All diese Menschen, die aus dem Sandsturm kommen, tragen eine Geschichte von Blut und Leid mit sich. Schukria Gul erzählt mir ihre etwas gefasster. Unter ihrer Burka tönt sie wie ein Teenager. «Mein Mann Madschid war ein Arbeiter. Vor fünf Tagen trafen die Amerikaner ein Munitionsdepot in Kandahar, und die Geschosse durchschlugen unser Haus. Mein Ehemann wurde getötet. Er war 25.»

Im Flüchtlingslager in Kandahar, das von der pakistanischen Hilfsorganisation al-Akhtar Trust geführt wird, stosse ich auf Ismail Mussa, der gerade erst aus dem pakistanischen Karatschi eingetroffen ist. Er ist Doktor der Theologie und verteilt fromme Sprüche gleichzeitig mit Geld für Witwen. «Die Amerikaner haben für sich das Böse geschaffen», sagt er. «Dafür werden sie bezahlen. Der allmächtige Gott gewährt einem Unterdrücker einen Aufschub, genug Seil, um sich selbst zu erhängen, bevor er ihn packt und niemals wieder loslässt.»

Das britische Aussenministerium hat alle Journalisten dringend gewarnt, dass Einladungen der Taliban, nach Kandahar zu kommen, eine Falle seien, um sie kidnappen zu können. Nachdem sogar der verzweifeltste Talib mich noch höflich behandelt hat, passt dies eher in die Kategorie «interessant, wenn es wahr wäre». Doktor Mussa bringt mich auf einen anderen möglichen Grund für diese Warnung: den Wunsch nämlich, ausländische Journalisten daran zu hindern, Zeuge von Kriegsverbrechen in Kandahar zu werden, die denjenigen gleichen, welche die britischen Freunde in der Nordallianz beim Fall von Masar-i Scharif begangen haben.

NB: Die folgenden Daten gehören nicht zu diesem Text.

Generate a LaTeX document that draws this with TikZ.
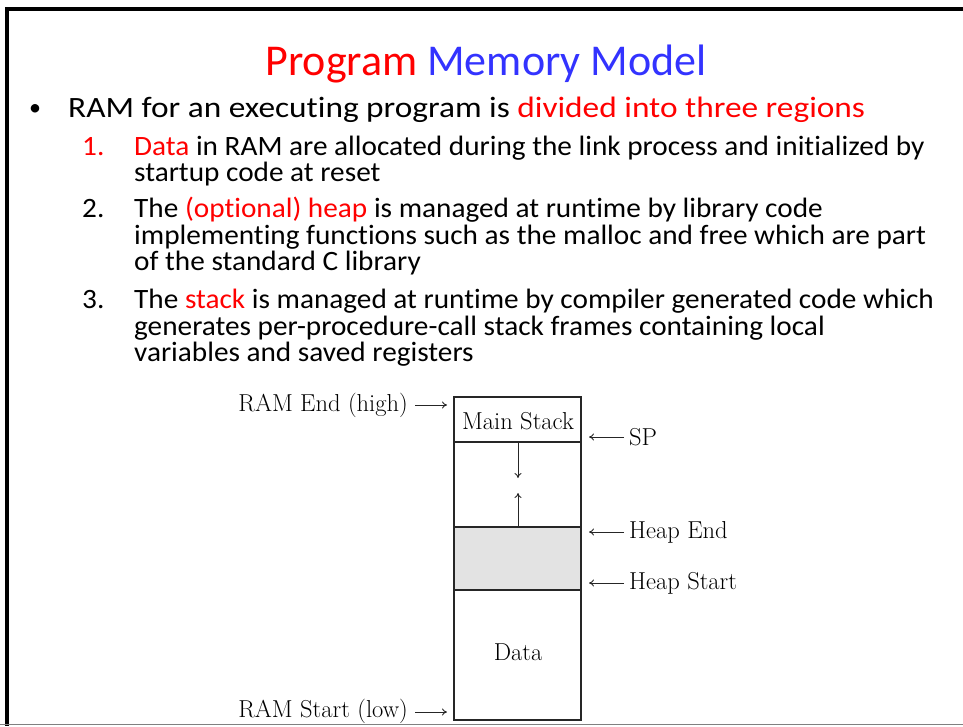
\documentclass[tikz,border=0pt]{standalone}
\usepackage{fontspec}
\newfontfamily\slide[Ligatures=NoCommon]{Carlito}
\newfontfamily\slidebody[Ligatures=NoCommon,FakeStretch=1.13]{Carlito}
\newfontfamily\slidesub[Ligatures=NoCommon,FakeStretch=1.045]{Carlito}
\usetikzlibrary{arrows.meta}
\definecolor{tred}{HTML}{FF0000}
\definecolor{tblue}{HTML}{3333FF}
\definecolor{heapgray}{HTML}{E3E3E3}
\begin{document}
\begin{tikzpicture}[x=1pt,y=-1pt,
  ttl/.style={anchor=base,inner sep=0pt,font=\slide\fontsize{44}{50}\selectfont},
  body/.style={anchor=base west,inner sep=0pt,font=\slidebody\fontsize{29.5}{32}\selectfont},
  sub/.style={anchor=base west,inner sep=0pt,font=\slidesub\fontsize{28}{30}\selectfont},
  lab/.style={inner sep=0pt,font=\fontsize{24.5}{28}\selectfont},
  seg/.style={draw=black!85,line width=1.3pt},
  ptr/.style={draw=black!85,line width=0.9pt,-{To[length=5pt,width=7pt]}},
  frame/.style={draw=black,line width=4pt}
]
\useasboundingbox (0,0) rectangle (963,726);
% slide frame
\draw[frame] (963,9) -- (7,9) -- (7,726);
\draw[draw=gray,line width=1.5pt] (0,724.5) -- (963,724.5);

% title
\node[ttl] (title) at (486,75) {\textcolor{tred}{Program} \textcolor{tblue}{Memory Model}};

% bullet text
\node[anchor=base west,inner sep=0pt,font=\slide\fontsize{24}{28}\selectfont] (bul) at (29,115) {•};
\node[body] (b0) at (68,117) {RAM for an executing program is \textcolor{tred}{divided into three regions}};
\node[sub] (n1) at (82,155) {\textcolor{tred}{1.}};
\node[sub] (l1a) at (134,155) {\textcolor{tred}{Data} in RAM are allocated during the link process and initialized by};
\node[sub] (l1b) at (134,181) {startup code at reset};
\node[sub] (n2) at (82,217) {2.};
\node[sub] (l2a) at (134,217) {The \textcolor{tred}{(optional) heap} is managed at runtime by library code};
\node[sub] (l2b) at (134,244) {implementing functions such as the malloc and free which are part};
\node[sub] (l2c) at (134,270) {of the standard C library};
\node[sub] (n3) at (82,308) {3.};
\node[sub] (l3a) at (134,308) {The \textcolor{tred}{stack} is managed at runtime by compiler generated code which};
\node[sub] (l3b) at (134,335) {generates per-procedure-call stack frames containing local};
\node[sub] (l3c) at (134,361) {variables and saved registers};

% memory column
\fill[heapgray] (454,527) rectangle (581,590);
\coordinate (tl) at (454,397);
\coordinate (br) at (581,720);
\draw[seg] (tl) rectangle (br);
\coordinate (s1) at (454,442); \coordinate (s1r) at (581,442);
\coordinate (s2) at (454,527); \coordinate (s2r) at (581,527);
\coordinate (s3) at (454,590); \coordinate (s3r) at (581,590);
\draw[seg] (s1) -- (s1r);
\draw[seg] (s2) -- (s2r);
\draw[seg] (s3) -- (s3r);
\node[lab] (ms) at (518,421) {Main Stack};
\node[lab] (data) at (518,652) {Data};

% growth arrows
\coordinate (dn0) at (518,442); \coordinate (dn1) at (518,478);
\coordinate (up0) at (518,527); \coordinate (up1) at (518,493);
\draw[ptr] (dn0) -- (dn1);
\draw[ptr] (up0) -- (up1);

% left labels
\node[lab,anchor=east] (rend) at (408,405) {RAM End (high)};
\node[lab,anchor=east] (rstart) at (408,711) {RAM Start (low)};
\coordinate (rendA) at (447,405);
\coordinate (rstartA) at (447,712);
\draw[ptr] ([xshift=7pt]rend.east |- rendA) -- (rendA);
\draw[ptr] ([xshift=7pt]rstart.east |- rstartA) -- (rstartA);

% right labels
\node[lab,anchor=west] (sp) at (629,437) {SP};
\node[lab,anchor=west] (he) at (629,532) {Heap End};
\node[lab,anchor=west] (hs) at (629,583) {Heap Start};
\coordinate (spA) at (589,437);
\coordinate (heA) at (589,532);
\coordinate (hsA) at (589,583);
\draw[ptr] ([xshift=-5pt]sp.west |- spA) -- (spA);
\draw[ptr] ([xshift=-5pt]he.west |- heA) -- (heA);
\draw[ptr] ([xshift=-5pt]hs.west |- hsA) -- (hsA);
\end{tikzpicture}
\end{document}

Mullah Nadschibullah, Vertreter des Aussenministeriums der Taliban, sieht müde aus. In Kandahar sei es ruhig, behauptet er. Die islamischen Ältesten der Taliban seien nach wie vor dort. «Der allmächtige Gott hat den Muslimen ermöglicht, gegen die grosse bewaffnete Macht der Vereinigten Staaten weiterzukämpfen», fügt er hinzu. Würde er aus dem Fenster schauen, sähe er die Kondensstreifen all der Bomber, die Kurs auf Kandahar nehmen. Es ist ein unheimlicher Anblick. Taliban-Kämpfer, ihre Gewehre geschultert, starren in die Sonne, in das brennende Licht am Himmel, der von den weissen Kondensstreifen eines Jets durchzogen wird. Ich stehe hinter ihnen und staune: eine wogende Masse von schwarzen Turbanen wie im achten Jahrhundert und, direkt hinter ihnen, die Kondensstreifen eines B-52-Bombers, der vom Stützpunkt Diego Garcia eingeflogen kommt. Gott gegen die Technologie.